Set task
Select all lines with the string "that" in them, and copy those lines.
+ + +
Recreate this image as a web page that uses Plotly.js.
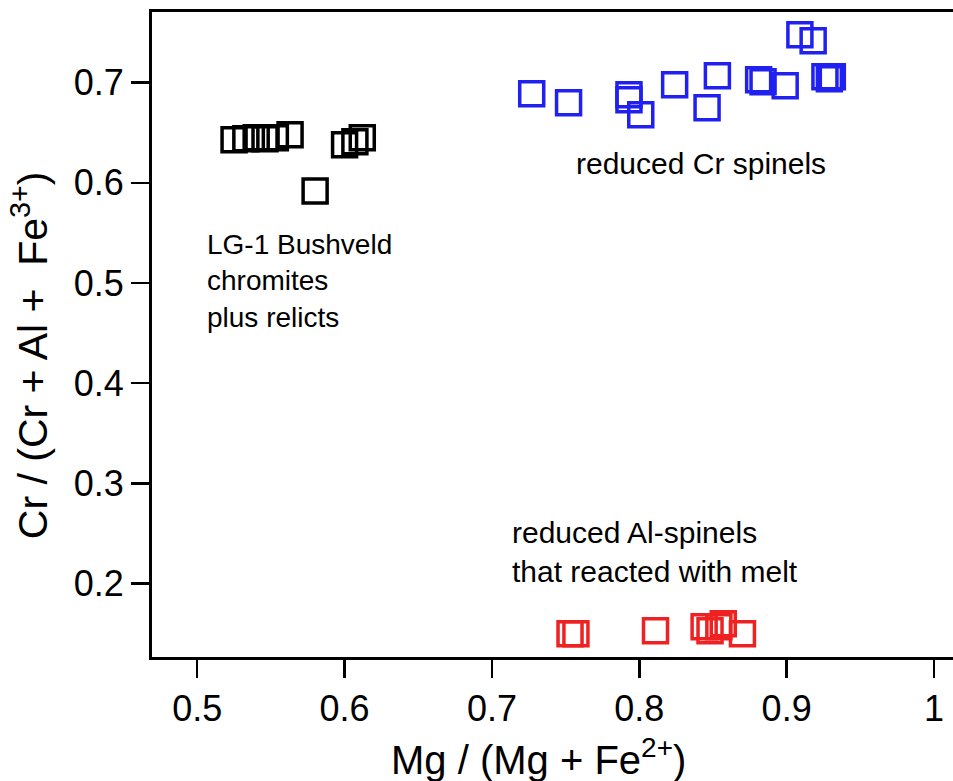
<!DOCTYPE html>
<html>
<head>
<meta charset="utf-8">
<script src="https://cdn.plot.ly/plotly-3.0.1.min.js"></script>
<style>html,body{margin:0;padding:0;background:#fff;}#chart{width:953px;height:781px;}</style>
</head>
<body>
<div id="chart"></div>
<script>
// LG-1 Bushveld chromites plus relicts (black)
const bushveldX = [0.525, 0.533, 0.540, 0.546, 0.553, 0.563, 0.600, 0.607, 0.612, 0.580];
const bushveldY = [0.643, 0.644, 0.645, 0.644, 0.645, 0.648, 0.638, 0.641, 0.645, 0.592];

// reduced Cr spinels (blue)
const crSpinelX = [0.727, 0.752, 0.793, 0.793, 0.801, 0.824, 0.853, 0.846, 0.881, 0.884, 0.899, 0.909, 0.918, 0.926, 0.929, 0.931];
const crSpinelY = [0.689, 0.680, 0.688, 0.683, 0.668, 0.698, 0.707, 0.675, 0.703, 0.701, 0.697, 0.748, 0.742, 0.706, 0.704, 0.706];

// reduced Al-spinels that reacted with melt (red)
const alSpinelX = [0.753, 0.757, 0.811, 0.844, 0.848, 0.854, 0.857, 0.870];
const alSpinelY = [0.150, 0.150, 0.153, 0.157, 0.153, 0.157, 0.160, 0.150];

const xTicks = [0.5, 0.6, 0.7, 0.8, 0.9, 1.0];
const xTickText = ['0.5', '0.6', '0.7', '0.8', '0.9', '1'];
const yTicks = [0.2, 0.3, 0.4, 0.5, 0.6, 0.7];

const xTitle = 'Mg / (Mg + Fe<sup>2+</sup>)';
const yTitle = 'Cr / (Cr + Al +  Fe<sup>3+</sup>)';

const FONT = 'Liberation Sans, Arial, Helvetica, sans-serif';

function series(x, y, color) {
  return {
    type: 'scatter', mode: 'markers', x: x, y: y,
    marker: { symbol: 'square-open', size: 24, color: color, line: { width: 3.5, color: color } },
    hoverinfo: 'x+y', showlegend: false
  };
}

const data = [
  series(bushveldX, bushveldY, '#000000'),
  series(crSpinelX, crSpinelY, '#2020f0'),
  series(alSpinelX, alSpinelY, '#ee2222')
];

const layout = {
  width: 953, height: 781,
  margin: { l: 152, r: 0, t: 12, b: 124 },
  paper_bgcolor: '#ffffff', plot_bgcolor: '#ffffff',
  font: { family: FONT, color: '#000' },
  showlegend: false,
  xaxis: {
    range: [0.4693, 1.0129],
    tickvals: xTicks, ticktext: xTickText,
    ticks: 'outside', ticklen: 18, tickwidth: 2.5, tickcolor: '#000',
    showline: true, linewidth: 3, linecolor: '#000', mirror: true,
    showgrid: false, zeroline: false,
    tickfont: { size: 36, family: FONT, color: '#000' }
  },
  yaxis: {
    range: [0.1267, 0.7706],
    tickvals: yTicks,
    ticks: 'outside', ticklen: 18, tickwidth: 2.5, tickcolor: '#000',
    showline: true, linewidth: 3, linecolor: '#000', mirror: false,
    showgrid: false, zeroline: false,
    tickfont: { size: 36, family: FONT, color: '#000' }
  },
  annotations: [
    { x: 0.482, y: -0.155, xref: 'paper', yref: 'paper', xanchor: 'center', yanchor: 'middle', showarrow: false,
      text: xTitle, font: { size: 40, family: FONT, color: '#000' } },
    { x: -0.1523, y: 0.468, xref: 'paper', yref: 'paper', xanchor: 'center', yanchor: 'middle', showarrow: false,
      textangle: -90, text: yTitle, font: { size: 41, family: FONT, color: '#000' } },
    { x: 0.505, y: 0.5024, xref: 'x', yref: 'y', xanchor: 'left', yanchor: 'middle', align: 'left', showarrow: false,
      text: 'LG-1 Bushveld<br>chromites<br>plus relicts', font: { size: 28, family: FONT, color: '#000' } },
    { x: 0.756, y: 0.6198, xref: 'x', yref: 'y', xanchor: 'left', yanchor: 'middle', align: 'left', showarrow: false,
      text: 'reduced Cr spinels', font: { size: 30, family: FONT, color: '#000' } },
    { x: 0.7125, y: 0.2313, xref: 'x', yref: 'y', xanchor: 'left', yanchor: 'middle', align: 'left', showarrow: false,
      text: 'reduced Al-spinels<br>that reacted with melt', font: { size: 30, family: FONT, color: '#000' } }
  ]
};

Plotly.newPlot('chart', data, layout, { displayModeBar: false, staticPlot: true });
</script>
</body>
</html>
+ + +
Expected answer
Recreate this image as a web page that uses Plotly.js.
// reduced Al-spinels that reacted with melt (red)
      text: 'reduced Al-spinels<br>that reacted with melt', font: { size: 30, family: FONT, color: '#000' } }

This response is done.